▶ Written problem
Transcribe every line exactly and omit anything that is a picture.

○ ○ ○ ○

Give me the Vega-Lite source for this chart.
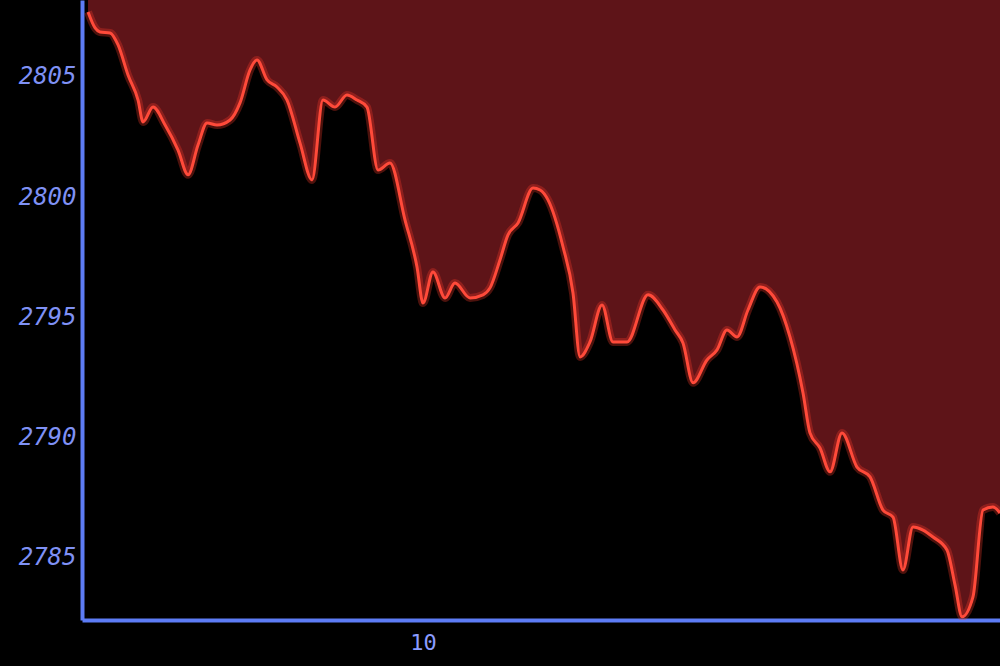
{
  "$schema": "https://vega.github.io/schema/vega-lite/v6.json",
  "width": 918,
  "height": 620,
  "autosize": {"type": "none"},
  "padding": {"left": 82, "top": 0, "right": 0, "bottom": 46},
  "background": "#000000",
  "config": {"view": {"stroke": null}},
  "data": {"values": [
    {"t": 0, "v": 2807.70}, {"t": 0.63, "v": 2807.04}, {"t": 1.07, "v": 2806.87}, {"t": 1.97, "v": 2806.83},
    {"t": 2.69, "v": 2806.33}, {"t": 3.58, "v": 2805.08}, {"t": 4.48, "v": 2804.04}, {"t": 4.93, "v": 2803.13},
    {"t": 5.82, "v": 2803.75}, {"t": 6.90, "v": 2803.00}, {"t": 8.06, "v": 2801.96}, {"t": 8.96, "v": 2800.93},
    {"t": 9.85, "v": 2802.17}, {"t": 10.66, "v": 2803.09}, {"t": 11.55, "v": 2803.00}, {"t": 12.72, "v": 2803.21},
    {"t": 13.61, "v": 2803.92}, {"t": 14.51, "v": 2805.29}, {"t": 15.13, "v": 2805.71}, {"t": 16.03, "v": 2804.88},
    {"t": 16.92, "v": 2804.58}, {"t": 17.82, "v": 2804.04}, {"t": 18.98, "v": 2802.26}, {"t": 20.06, "v": 2800.72},
    {"t": 21.04, "v": 2804.04}, {"t": 22.12, "v": 2803.75}, {"t": 23.19, "v": 2804.25}, {"t": 24.09, "v": 2804.04},
    {"t": 24.98, "v": 2803.75}, {"t": 25.97, "v": 2801.13}, {"t": 27.04, "v": 2801.42}, {"t": 28.39, "v": 2799.05},
    {"t": 29.46, "v": 2797.10}, {"t": 30.00, "v": 2795.60}, {"t": 30.89, "v": 2796.89}, {"t": 31.97, "v": 2795.81},
    {"t": 32.86, "v": 2796.43}, {"t": 34.21, "v": 2795.81}, {"t": 35.37, "v": 2795.94}, {"t": 36.00, "v": 2796.23},
    {"t": 36.89, "v": 2797.39}, {"t": 37.61, "v": 2798.43}, {"t": 38.51, "v": 2798.93}, {"t": 39.85, "v": 2800.38},
    {"t": 40.48, "v": 2800.30}, {"t": 41.19, "v": 2799.89}, {"t": 42.54, "v": 2797.93}, {"t": 43.43, "v": 2796.02},
    {"t": 44.06, "v": 2793.36}, {"t": 44.95, "v": 2793.98}, {"t": 46.03, "v": 2795.52}, {"t": 47.01, "v": 2793.98},
    {"t": 48.27, "v": 2793.98}, {"t": 50.15, "v": 2795.94}, {"t": 51.49, "v": 2795.31}, {"t": 52.57, "v": 2794.48},
    {"t": 53.28, "v": 2793.94}, {"t": 54.18, "v": 2792.28}, {"t": 55.43, "v": 2793.23}, {"t": 56.33, "v": 2793.65},
    {"t": 57.22, "v": 2794.48}, {"t": 58.12, "v": 2794.19}, {"t": 59.10, "v": 2795.31}, {"t": 60.18, "v": 2796.27},
    {"t": 61.70, "v": 2795.64}, {"t": 62.86, "v": 2794.19}, {"t": 64.03, "v": 2791.86}, {"t": 64.65, "v": 2790.20},
    {"t": 65.55, "v": 2789.57}, {"t": 66.45, "v": 2788.58}, {"t": 67.52, "v": 2790.20}, {"t": 68.86, "v": 2788.78},
    {"t": 70.03, "v": 2788.37}, {"t": 71.19, "v": 2786.99}, {"t": 72.09, "v": 2786.70}, {"t": 72.98, "v": 2784.50},
    {"t": 73.88, "v": 2786.29}, {"t": 74.77, "v": 2786.16}, {"t": 75.67, "v": 2785.87}, {"t": 76.92, "v": 2785.33},
    {"t": 77.64, "v": 2783.88}, {"t": 78.27, "v": 2782.55}, {"t": 79.25, "v": 2783.38}, {"t": 80.15, "v": 2786.99},
    {"t": 81.04, "v": 2787.12}, {"t": 81.67, "v": 2786.87}
  ]},
  "encoding": {
    "x": {
      "field": "t", "type": "quantitative",
      "scale": {"domain": [-0.54, 81.67], "nice": false, "zero": false},
      "axis": {
        "title": null, "values": [30], "labelExpr": "'10'", "ticks": false, "grid": false,
        "domainColor": "#5d7cf5", "domainWidth": 4,
        "labelColor": "#8a9cff", "labelFont": "DejaVu Sans Mono", "labelFontSize": 22,
        "labelPadding": 12
      }
    },
    "y": {
      "field": "v", "type": "quantitative",
      "scale": {"domain": [2782.42, 2808.2], "nice": false, "zero": false},
      "axis": {
        "title": null, "values": [2785, 2790, 2795, 2800, 2805], "format": "d", "ticks": false, "grid": false,
        "domainColor": "#5d7cf5", "domainWidth": 4,
        "labelColor": "#7f91f5", "labelFont": "DejaVu Sans Mono", "labelFontSize": 24,
        "labelFontStyle": "italic", "labelPadding": 6
      }
    }
  },
  "layer": [
    {
      "mark": {"type": "area", "color": "#5e1418", "interpolate": "monotone", "clip": true},
      "encoding": {"y2": {"datum": 2808.2}}
    },
    {
      "mark": {"type": "line", "color": "#ff3a2a", "strokeWidth": 8, "opacity": 0.3, "interpolate": "monotone", "clip": true},
      "encoding": {}
    },
    {
      "mark": {"type": "line", "color": "#ff4a3a", "strokeWidth": 3, "interpolate": "monotone", "clip": true},
      "encoding": {}
    }
  ]
}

○ ○ ○ ○

▶ The solution
Give me the Vega-Lite source for this chart.
{
  "$schema": "https://vega.github.io/schema/vega-lite/v6.json",
  "width": 918,
  "height": 620,
  "autosize": {"type": "none"},
  "padding": {"left": 82, "top": 0, "right": 0, "bottom": 46},
  "background": "#000000",
  "config": {"view": {"stroke": null}},
  "data": {"values": [
    {"t": 0, "v": 2807.70}, {"t": 0.63, "v": 2807.04}, {"t": 1.07, "v": 2806.87}, {"t": 1.97, "v": 2806.83},
    {"t": 2.69, "v": 2806.33}, {"t": 3.58, "v": 2805.08}, {"t": 4.48, "v": 2804.04}, {"t": 4.93, "v": 2803.13},
    {"t": 5.82, "v": 2803.75}, {"t": 6.90, "v": 2803.00}, {"t": 8.06, "v": 2801.96}, {"t": 8.96, "v": 2800.93},
    {"t": 9.85, "v": 2802.17}, {"t": 10.66, "v": 2803.09}, {"t": 11.55, "v": 2803.00}, {"t": 12.72, "v": 2803.21},
    {"t": 13.61, "v": 2803.92}, {"t": 14.51, "v": 2805.29}, {"t": 15.13, "v": 2805.71}, {"t": 16.03, "v": 2804.88},
    {"t": 16.92, "v": 2804.58}, {"t": 17.82, "v": 2804.04}, {"t": 18.98, "v": 2802.26}, {"t": 20.06, "v": 2800.72},
    {"t": 21.04, "v": 2804.04}, {"t": 22.12, "v": 2803.75}, {"t": 23.19, "v": 2804.25}, {"t": 24.09, "v": 2804.04},
    {"t": 24.98, "v": 2803.75}, {"t": 25.97, "v": 2801.13}, {"t": 27.04, "v": 2801.42}, {"t": 28.39, "v": 2799.05},
    {"t": 29.46, "v": 2797.10}, {"t": 30.00, "v": 2795.60}, {"t": 30.89, "v": 2796.89}, {"t": 31.97, "v": 2795.81},
    {"t": 32.86, "v": 2796.43}, {"t": 34.21, "v": 2795.81}, {"t": 35.37, "v": 2795.94}, {"t": 36.00, "v": 2796.23},
    {"t": 36.89, "v": 2797.39}, {"t": 37.61, "v": 2798.43}, {"t": 38.51, "v": 2798.93}, {"t": 39.85, "v": 2800.38},
    {"t": 40.48, "v": 2800.30}, {"t": 41.19, "v": 2799.89}, {"t": 42.54, "v": 2797.93}, {"t": 43.43, "v": 2796.02},
    {"t": 44.06, "v": 2793.36}, {"t": 44.95, "v": 2793.98}, {"t": 46.03, "v": 2795.52}, {"t": 47.01, "v": 2793.98},
    {"t": 48.27, "v": 2793.98}, {"t": 50.15, "v": 2795.94}, {"t": 51.49, "v": 2795.31}, {"t": 52.57, "v": 2794.48},
    {"t": 53.28, "v": 2793.94}, {"t": 54.18, "v": 2792.28}, {"t": 55.43, "v": 2793.23}, {"t": 56.33, "v": 2793.65},
    {"t": 57.22, "v": 2794.48}, {"t": 58.12, "v": 2794.19}, {"t": 59.10, "v": 2795.31}, {"t": 60.18, "v": 2796.27},
    {"t": 61.70, "v": 2795.64}, {"t": 62.86, "v": 2794.19}, {"t": 64.03, "v": 2791.86}, {"t": 64.65, "v": 2790.20},
    {"t": 65.55, "v": 2789.57}, {"t": 66.45, "v": 2788.58}, {"t": 67.52, "v": 2790.20}, {"t": 68.86, "v": 2788.78},
    {"t": 70.03, "v": 2788.37}, {"t": 71.19, "v": 2786.99}, {"t": 72.09, "v": 2786.70}, {"t": 72.98, "v": 2784.50},
    {"t": 73.88, "v": 2786.29}, {"t": 74.77, "v": 2786.16}, {"t": 75.67, "v": 2785.87}, {"t": 76.92, "v": 2785.33},
    {"t": 77.64, "v": 2783.88}, {"t": 78.27, "v": 2782.55}, {"t": 79.25, "v": 2783.38}, {"t": 80.15, "v": 2786.99},
    {"t": 81.04, "v": 2787.12}, {"t": 81.67, "v": 2786.87}
  ]},
  "encoding": {
    "x": {
      "field": "t", "type": "quantitative",
      "scale": {"domain": [-0.54, 81.67], "nice": false, "zero": false},
      "axis": {
        "title": null, "values": [30], "labelExpr": "'10'", "ticks": false, "grid": false,
        "domainColor": "#5d7cf5", "domainWidth": 4,
        "labelColor": "#8a9cff", "labelFont": "DejaVu Sans Mono", "labelFontSize": 22,
        "labelPadding": 12
      }
    },
    "y": {
      "field": "v", "type": "quantitative",
      "scale": {"domain": [2782.42, 2808.2], "nice": false, "zero": false},
      "axis": {
        "title": null, "values": [2785, 2790, 2795, 2800, 2805], "format": "d", "ticks": false, "grid": false,
        "domainColor": "#5d7cf5", "domainWidth": 4,
        "labelColor": "#7f91f5", "labelFont": "DejaVu Sans Mono", "labelFontSize": 24,
        "labelFontStyle": "italic", "labelPadding": 6
      }
    }
  },
  "layer": [
    {
      "mark": {"type": "area", "color": "#5e1418", "interpolate": "monotone", "clip": true},
      "encoding": {"y2": {"datum": 2808.2}}
    },
    {
      "mark": {"type": "line", "color": "#ff3a2a", "strokeWidth": 8, "opacity": 0.3, "interpolate": "monotone", "clip": true},
      "encoding": {}
    },
    {
      "mark": {"type": "line", "color": "#ff4a3a", "strokeWidth": 3, "interpolate": "monotone", "clip": true},
      "encoding": {}
    }
  ]
}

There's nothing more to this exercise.